August 24, 1940: How a Well-Timed Taunt Can Help Win a Battle and a War

During the course of WW2, Churchill came to understand that Hitler hated him with a passion.    Hitler hated looking weak and hated it when someone did not give him the complete respect that he thought he deserved.   Churchill used this knowledge many times to his advantage during the course of the war as part of his efforts to manipulate Hitler into doing things that he might not otherwise have done.  None of these incidents was more significant than what happened on August 24, 1940, 74 years ago today.

After the fall of France, the Battle of Britain began.   In order to invade England by sea, Hitler needed air superiority over the English Channel.   Without air superiority, the Germans could not send an invasion fleet across the channel without fear of it being destroyed by the vastly superior British Navy.   Thus the only way to suppress the British Navy was to beat the RAF and gain air superiority over the channel to protect the invasion fleet.

So in the summer of 1940, a huge air battle raged over England pitting the Luftwaffe against the RAF.    The Luftwaffe had great numeric superiority but the RAF had better planes in the Hurricane and the Spitfire with their Rolls-Royce Merlin engines.    England also benefited from the fact that the battle took place over the English countryside.  Thus, any German planes shot down over England resulted in the loss of the plane and the pilot to Germany.   While many downed British pilots were able to parachute to safety and fight another day and many British planes were able to be rebuilt and put back in service.

Day and night, the Luftwaffe was attacking England with fighters to knock out the Spitfires and Hurricanes and with bombers to attack and destroy the British airfields.     After several months of this, the British were starting to feel the effects as more and more airfields were put out of service and more and more planes were being destroyed.  Churchill knew that to lose the Battle of Britain in the air meant a German land invasion was soon to follow.     And Churchill  knew  that Hitler’s path to complete European victory required that Germany invade and defeat England on land, thus making it vital that Britain prevail in the air war.

Thus on August 24, 1940, during a nighttime raid on the London docks targeting nearby fuel storage tanks, a number of bombs missed the target and hit the civilian populated areas of London.    Seeing an opportunity, Churchill immediately ordered a “retaliatory” raid by the RAF against Berlin itself.   So on the nights of August 25 and again on the night of August 29 the RAF bombed Berlin, sending Berliner’s scrambling for the bomb shelters and leaving a furious Hitler to explain to his populace how it came to pass that England was now bombing the center of The Third Reich.

To further inflame Hitler, Churchill went on the BBC at around that time to taunt Hitler, referring to him as “Herr Hitler” with derision.  He said,

“It is quite plain that Herr Hitler could not admit defeat in his air attack on Great Britain without sustaining most serious injury. If after all his boastings and bloodcurdling threats and lurid accounts trumpeted round the world of the damage he has inflicted, of the vast numbers of our Air Force he has shot down, so he says, with so little loss to himself; if after tales of the panic-stricken British crushed in their holes cursing the plutocratic Parliament which has led them to such a plight-if after all this his whole air onslaught were forced after a while tamely to peter out, the Fuhrer’s reputation for veracity of statement might be seriously impugned.”

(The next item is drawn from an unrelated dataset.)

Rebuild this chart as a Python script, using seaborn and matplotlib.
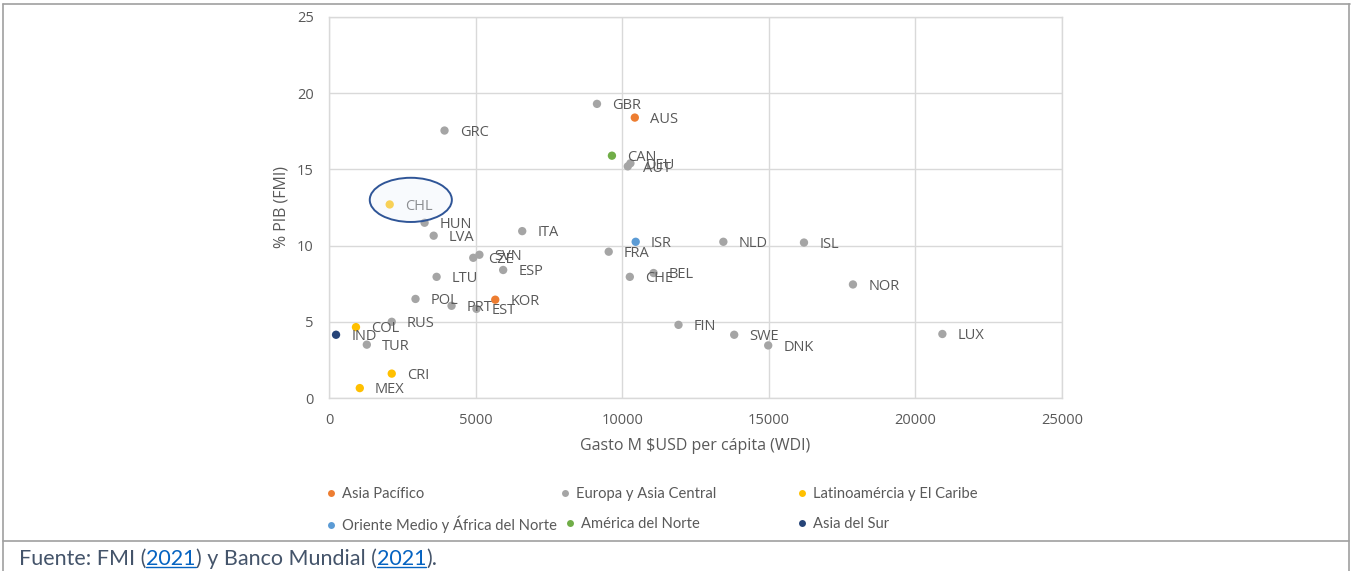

Churchill cleverly inserted a mocking reference to “panic-stricken British (people)”, hoping that Hitler would take the bait.   Which he did.   Hitler  responded by canceling the attacks against British airfields and sending his bombers to terrorize the City of London and other civilian targets around England.       As a result, the RAF was able to recover, repair its airfields and infrastructure and continue the fight.

And the rest, as they say, is history.   All set off because of a well-timed schoolyard taunt.